> AVAILABLE DATA
_ _ _ _ _ _ _

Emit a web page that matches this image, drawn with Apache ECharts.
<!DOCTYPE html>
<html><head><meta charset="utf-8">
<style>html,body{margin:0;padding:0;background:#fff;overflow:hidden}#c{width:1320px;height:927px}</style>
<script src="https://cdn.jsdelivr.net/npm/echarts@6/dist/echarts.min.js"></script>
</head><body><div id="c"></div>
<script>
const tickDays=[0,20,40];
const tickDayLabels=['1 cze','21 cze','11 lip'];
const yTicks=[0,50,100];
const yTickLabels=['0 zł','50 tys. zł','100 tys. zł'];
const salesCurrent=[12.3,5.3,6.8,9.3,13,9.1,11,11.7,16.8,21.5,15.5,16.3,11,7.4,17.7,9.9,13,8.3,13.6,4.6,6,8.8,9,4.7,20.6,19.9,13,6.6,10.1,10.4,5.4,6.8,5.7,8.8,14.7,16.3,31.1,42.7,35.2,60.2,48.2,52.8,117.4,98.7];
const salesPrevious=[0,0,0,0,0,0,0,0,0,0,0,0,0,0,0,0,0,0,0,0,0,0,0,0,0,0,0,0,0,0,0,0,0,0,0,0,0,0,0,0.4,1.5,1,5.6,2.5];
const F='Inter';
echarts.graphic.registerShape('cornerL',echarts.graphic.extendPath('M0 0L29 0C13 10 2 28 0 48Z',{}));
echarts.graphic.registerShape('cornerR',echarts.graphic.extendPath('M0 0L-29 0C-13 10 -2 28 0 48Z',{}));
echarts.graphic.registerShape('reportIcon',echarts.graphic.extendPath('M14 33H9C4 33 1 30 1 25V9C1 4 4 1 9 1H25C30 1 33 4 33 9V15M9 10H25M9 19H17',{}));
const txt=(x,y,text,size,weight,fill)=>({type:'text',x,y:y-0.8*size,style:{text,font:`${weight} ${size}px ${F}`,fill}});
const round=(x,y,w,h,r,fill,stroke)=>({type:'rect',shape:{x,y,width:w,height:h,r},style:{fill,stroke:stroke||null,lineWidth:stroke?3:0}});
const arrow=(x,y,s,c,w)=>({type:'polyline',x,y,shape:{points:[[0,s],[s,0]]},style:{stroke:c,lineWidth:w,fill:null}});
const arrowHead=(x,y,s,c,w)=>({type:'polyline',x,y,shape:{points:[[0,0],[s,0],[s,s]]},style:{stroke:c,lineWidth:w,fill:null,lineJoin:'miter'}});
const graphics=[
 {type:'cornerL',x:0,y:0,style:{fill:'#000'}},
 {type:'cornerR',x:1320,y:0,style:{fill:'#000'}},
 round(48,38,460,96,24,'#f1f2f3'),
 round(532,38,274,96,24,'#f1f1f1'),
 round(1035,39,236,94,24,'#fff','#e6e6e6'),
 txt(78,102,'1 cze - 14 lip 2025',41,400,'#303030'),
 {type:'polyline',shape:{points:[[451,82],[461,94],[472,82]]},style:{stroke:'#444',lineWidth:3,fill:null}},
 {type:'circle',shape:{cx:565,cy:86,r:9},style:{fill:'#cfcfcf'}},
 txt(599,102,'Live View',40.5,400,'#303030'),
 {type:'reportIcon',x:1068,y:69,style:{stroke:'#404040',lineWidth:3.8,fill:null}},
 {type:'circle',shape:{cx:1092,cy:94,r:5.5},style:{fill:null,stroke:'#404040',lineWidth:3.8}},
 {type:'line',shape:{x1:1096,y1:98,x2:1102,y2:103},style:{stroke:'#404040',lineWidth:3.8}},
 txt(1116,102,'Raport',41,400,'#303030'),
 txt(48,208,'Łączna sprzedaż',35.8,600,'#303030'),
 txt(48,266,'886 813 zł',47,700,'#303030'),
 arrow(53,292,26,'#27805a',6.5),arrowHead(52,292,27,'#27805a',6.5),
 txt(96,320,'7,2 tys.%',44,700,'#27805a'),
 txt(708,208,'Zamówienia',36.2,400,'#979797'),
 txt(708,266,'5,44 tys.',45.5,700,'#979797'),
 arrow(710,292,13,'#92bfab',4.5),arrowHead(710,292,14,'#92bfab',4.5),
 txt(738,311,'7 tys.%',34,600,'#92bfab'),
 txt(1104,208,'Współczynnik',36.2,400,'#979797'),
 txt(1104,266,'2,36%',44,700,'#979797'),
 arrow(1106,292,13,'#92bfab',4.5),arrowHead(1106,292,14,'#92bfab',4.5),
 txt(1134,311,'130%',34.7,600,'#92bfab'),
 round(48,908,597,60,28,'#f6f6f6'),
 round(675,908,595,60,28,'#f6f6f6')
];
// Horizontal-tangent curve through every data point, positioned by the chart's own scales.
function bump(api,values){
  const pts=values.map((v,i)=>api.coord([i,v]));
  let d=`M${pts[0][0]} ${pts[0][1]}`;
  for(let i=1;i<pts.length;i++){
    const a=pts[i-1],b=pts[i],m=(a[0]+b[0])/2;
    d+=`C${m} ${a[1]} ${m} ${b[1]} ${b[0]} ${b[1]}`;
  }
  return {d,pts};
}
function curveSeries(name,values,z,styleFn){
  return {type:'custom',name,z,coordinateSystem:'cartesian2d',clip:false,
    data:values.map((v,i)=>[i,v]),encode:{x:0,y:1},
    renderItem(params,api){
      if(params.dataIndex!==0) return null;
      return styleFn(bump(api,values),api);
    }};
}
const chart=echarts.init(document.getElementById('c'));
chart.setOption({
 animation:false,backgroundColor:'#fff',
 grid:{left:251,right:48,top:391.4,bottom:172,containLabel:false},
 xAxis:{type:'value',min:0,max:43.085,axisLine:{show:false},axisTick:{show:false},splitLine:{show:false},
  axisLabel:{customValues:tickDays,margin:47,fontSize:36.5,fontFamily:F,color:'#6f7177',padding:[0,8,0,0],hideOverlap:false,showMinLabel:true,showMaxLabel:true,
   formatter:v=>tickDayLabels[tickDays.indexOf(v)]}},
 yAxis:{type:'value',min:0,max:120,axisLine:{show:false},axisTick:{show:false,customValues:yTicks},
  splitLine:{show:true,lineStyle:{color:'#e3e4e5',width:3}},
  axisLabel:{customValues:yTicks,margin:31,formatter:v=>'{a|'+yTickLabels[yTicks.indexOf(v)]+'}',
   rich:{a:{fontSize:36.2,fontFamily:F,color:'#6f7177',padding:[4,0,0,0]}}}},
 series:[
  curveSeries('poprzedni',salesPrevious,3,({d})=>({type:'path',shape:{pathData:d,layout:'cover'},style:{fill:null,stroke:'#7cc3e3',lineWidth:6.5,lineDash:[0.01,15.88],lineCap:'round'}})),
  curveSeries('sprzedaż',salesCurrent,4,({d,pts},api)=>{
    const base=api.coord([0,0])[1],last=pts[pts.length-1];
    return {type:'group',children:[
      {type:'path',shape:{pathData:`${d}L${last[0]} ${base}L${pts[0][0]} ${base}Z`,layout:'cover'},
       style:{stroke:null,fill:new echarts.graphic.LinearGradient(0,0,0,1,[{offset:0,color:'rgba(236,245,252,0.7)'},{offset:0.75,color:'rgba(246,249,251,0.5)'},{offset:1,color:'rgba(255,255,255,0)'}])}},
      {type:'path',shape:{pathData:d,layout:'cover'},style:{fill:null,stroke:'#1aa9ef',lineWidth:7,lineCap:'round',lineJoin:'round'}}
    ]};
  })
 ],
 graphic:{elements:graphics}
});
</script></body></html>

_ _ _ _ _ _ _

> AIM
Quote the data above in full, changing nothing.

> ANSWER TO THE EXERCISE
Emit a web page that matches this image, drawn with Apache ECharts.
<!DOCTYPE html>
<html><head><meta charset="utf-8">
<style>html,body{margin:0;padding:0;background:#fff;overflow:hidden}#c{width:1320px;height:927px}</style>
<script src="https://cdn.jsdelivr.net/npm/echarts@6/dist/echarts.min.js"></script>
</head><body><div id="c"></div>
<script>
const tickDays=[0,20,40];
const tickDayLabels=['1 cze','21 cze','11 lip'];
const yTicks=[0,50,100];
const yTickLabels=['0 zł','50 tys. zł','100 tys. zł'];
const salesCurrent=[12.3,5.3,6.8,9.3,13,9.1,11,11.7,16.8,21.5,15.5,16.3,11,7.4,17.7,9.9,13,8.3,13.6,4.6,6,8.8,9,4.7,20.6,19.9,13,6.6,10.1,10.4,5.4,6.8,5.7,8.8,14.7,16.3,31.1,42.7,35.2,60.2,48.2,52.8,117.4,98.7];
const salesPrevious=[0,0,0,0,0,0,0,0,0,0,0,0,0,0,0,0,0,0,0,0,0,0,0,0,0,0,0,0,0,0,0,0,0,0,0,0,0,0,0,0.4,1.5,1,5.6,2.5];
const F='Inter';
echarts.graphic.registerShape('cornerL',echarts.graphic.extendPath('M0 0L29 0C13 10 2 28 0 48Z',{}));
echarts.graphic.registerShape('cornerR',echarts.graphic.extendPath('M0 0L-29 0C-13 10 -2 28 0 48Z',{}));
echarts.graphic.registerShape('reportIcon',echarts.graphic.extendPath('M14 33H9C4 33 1 30 1 25V9C1 4 4 1 9 1H25C30 1 33 4 33 9V15M9 10H25M9 19H17',{}));
const txt=(x,y,text,size,weight,fill)=>({type:'text',x,y:y-0.8*size,style:{text,font:`${weight} ${size}px ${F}`,fill}});
const round=(x,y,w,h,r,fill,stroke)=>({type:'rect',shape:{x,y,width:w,height:h,r},style:{fill,stroke:stroke||null,lineWidth:stroke?3:0}});
const arrow=(x,y,s,c,w)=>({type:'polyline',x,y,shape:{points:[[0,s],[s,0]]},style:{stroke:c,lineWidth:w,fill:null}});
const arrowHead=(x,y,s,c,w)=>({type:'polyline',x,y,shape:{points:[[0,0],[s,0],[s,s]]},style:{stroke:c,lineWidth:w,fill:null,lineJoin:'miter'}});
const graphics=[
 {type:'cornerL',x:0,y:0,style:{fill:'#000'}},
 {type:'cornerR',x:1320,y:0,style:{fill:'#000'}},
 round(48,38,460,96,24,'#f1f2f3'),
 round(532,38,274,96,24,'#f1f1f1'),
 round(1035,39,236,94,24,'#fff','#e6e6e6'),
 txt(78,102,'1 cze - 14 lip 2025',41,400,'#303030'),
 {type:'polyline',shape:{points:[[451,82],[461,94],[472,82]]},style:{stroke:'#444',lineWidth:3,fill:null}},
 {type:'circle',shape:{cx:565,cy:86,r:9},style:{fill:'#cfcfcf'}},
 txt(599,102,'Live View',40.5,400,'#303030'),
 {type:'reportIcon',x:1068,y:69,style:{stroke:'#404040',lineWidth:3.8,fill:null}},
 {type:'circle',shape:{cx:1092,cy:94,r:5.5},style:{fill:null,stroke:'#404040',lineWidth:3.8}},
 {type:'line',shape:{x1:1096,y1:98,x2:1102,y2:103},style:{stroke:'#404040',lineWidth:3.8}},
 txt(1116,102,'Raport',41,400,'#303030'),
 txt(48,208,'Łączna sprzedaż',35.8,600,'#303030'),
 txt(48,266,'886 813 zł',47,700,'#303030'),
 arrow(53,292,26,'#27805a',6.5),arrowHead(52,292,27,'#27805a',6.5),
 txt(96,320,'7,2 tys.%',44,700,'#27805a'),
 txt(708,208,'Zamówienia',36.2,400,'#979797'),
 txt(708,266,'5,44 tys.',45.5,700,'#979797'),
 arrow(710,292,13,'#92bfab',4.5),arrowHead(710,292,14,'#92bfab',4.5),
 txt(738,311,'7 tys.%',34,600,'#92bfab'),
 txt(1104,208,'Współczynnik',36.2,400,'#979797'),
 txt(1104,266,'2,36%',44,700,'#979797'),
 arrow(1106,292,13,'#92bfab',4.5),arrowHead(1106,292,14,'#92bfab',4.5),
 txt(1134,311,'130%',34.7,600,'#92bfab'),
 round(48,908,597,60,28,'#f6f6f6'),
 round(675,908,595,60,28,'#f6f6f6')
];
// Horizontal-tangent curve through every data point, positioned by the chart's own scales.
function bump(api,values){
  const pts=values.map((v,i)=>api.coord([i,v]));
  let d=`M${pts[0][0]} ${pts[0][1]}`;
  for(let i=1;i<pts.length;i++){
    const a=pts[i-1],b=pts[i],m=(a[0]+b[0])/2;
    d+=`C${m} ${a[1]} ${m} ${b[1]} ${b[0]} ${b[1]}`;
  }
  return {d,pts};
}
function curveSeries(name,values,z,styleFn){
  return {type:'custom',name,z,coordinateSystem:'cartesian2d',clip:false,
    data:values.map((v,i)=>[i,v]),encode:{x:0,y:1},
    renderItem(params,api){
      if(params.dataIndex!==0) return null;
      return styleFn(bump(api,values),api);
    }};
}
const chart=echarts.init(document.getElementById('c'));
chart.setOption({
 animation:false,backgroundColor:'#fff',
 grid:{left:251,right:48,top:391.4,bottom:172,containLabel:false},
 xAxis:{type:'value',min:0,max:43.085,axisLine:{show:false},axisTick:{show:false},splitLine:{show:false},
  axisLabel:{customValues:tickDays,margin:47,fontSize:36.5,fontFamily:F,color:'#6f7177',padding:[0,8,0,0],hideOverlap:false,showMinLabel:true,showMaxLabel:true,
   formatter:v=>tickDayLabels[tickDays.indexOf(v)]}},
 yAxis:{type:'value',min:0,max:120,axisLine:{show:false},axisTick:{show:false,customValues:yTicks},
  splitLine:{show:true,lineStyle:{color:'#e3e4e5',width:3}},
  axisLabel:{customValues:yTicks,margin:31,formatter:v=>'{a|'+yTickLabels[yTicks.indexOf(v)]+'}',
   rich:{a:{fontSize:36.2,fontFamily:F,color:'#6f7177',padding:[4,0,0,0]}}}},
 series:[
  curveSeries('poprzedni',salesPrevious,3,({d})=>({type:'path',shape:{pathData:d,layout:'cover'},style:{fill:null,stroke:'#7cc3e3',lineWidth:6.5,lineDash:[0.01,15.88],lineCap:'round'}})),
  curveSeries('sprzedaż',salesCurrent,4,({d,pts},api)=>{
    const base=api.coord([0,0])[1],last=pts[pts.length-1];
    return {type:'group',children:[
      {type:'path',shape:{pathData:`${d}L${last[0]} ${base}L${pts[0][0]} ${base}Z`,layout:'cover'},
       style:{stroke:null,fill:new echarts.graphic.LinearGradient(0,0,0,1,[{offset:0,color:'rgba(236,245,252,0.7)'},{offset:0.75,color:'rgba(246,249,251,0.5)'},{offset:1,color:'rgba(255,255,255,0)'}])}},
      {type:'path',shape:{pathData:d,layout:'cover'},style:{fill:null,stroke:'#1aa9ef',lineWidth:7,lineCap:'round',lineJoin:'round'}}
    ]};
  })
 ],
 graphic:{elements:graphics}
});
</script></body></html>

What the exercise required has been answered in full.